При слабеньком звездном освещении стараюсь по лицам своих друзей прочитать, что они пережили за этот год. Боюсь спросить об их семьях, детях. Сознаюсь, я не раз представляла их всех погибшими. Для каждого из них в моем воображении был запасен свои вариант гибели. И вот после того, как они были для меня хотя бы на миг мертвы, я немею перед чудом их воскресения. Сейчас они мне дороже, чем подруги детства и юности.
Я еще не опомнилась, а они начинают уже успокаивать меня:
— Не беспокойтесь. Увидите. Все хорошо.
Знаю я это вьетнамское «хорошо». Но странно. Меня не поражает на этот раз тихий тон, которым произносятся эти слова. Надо вспомнить, что я почувствовала, когда услышала тихий голос вьетнамца в прошлом году, когда это было впервые.
Через нас прошло столько шума, что мы уж почти ничего не слышим.

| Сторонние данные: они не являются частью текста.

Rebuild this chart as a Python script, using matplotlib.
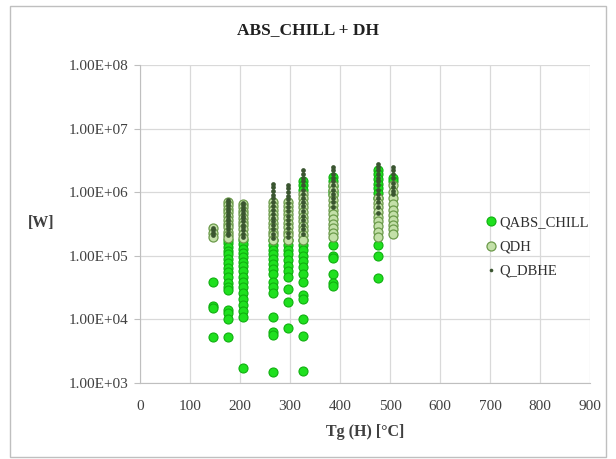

В тот раз на аэровокзале Вьетнам преподнес мне для встречи целый букет поэтов. И одна поэтесса, тоненькая, гибкая — вот именно как стебелек, — в небесно-синем шелковом платье.
Не удивили меня ни хрупкость их тел, ни худощавость лиц, ни огонь в глазах, ни слишком уж невоенная грация женщин, ни даже то, что они ждут меня, оказывается, со вчерашнего дня: самолет задержался из-за воздушной тревоги, — но удивил меня их тихий говор.
Я иду с заложенными от моторного шума ушами. Во мне грохочут еще неистовые митинги и демонстрации Пекина. Крикливые голоса стюардесс с красненькими цитатниками в руках навязли у нас в ушах.
И я не думала, что именно во Вьетнаме, удивляющем мир своей борьбой, встречу то, чего мне больше всего не хватало: тихий говор, почти шептанье.
Не вслушиваюсь в смысл первых слов. Их потрясающее душу значение кроется в тоне, в интонации, в тихости. Тихий говор заставляет людей ближе подойти друг к другу, сближаться. Только в своем доме, защищенные стенами и согласием, люди могут говорить тихо и слышать друг друга.
А между тем голос Вьетнама слышен на всей планете. Это голос спокойной совести.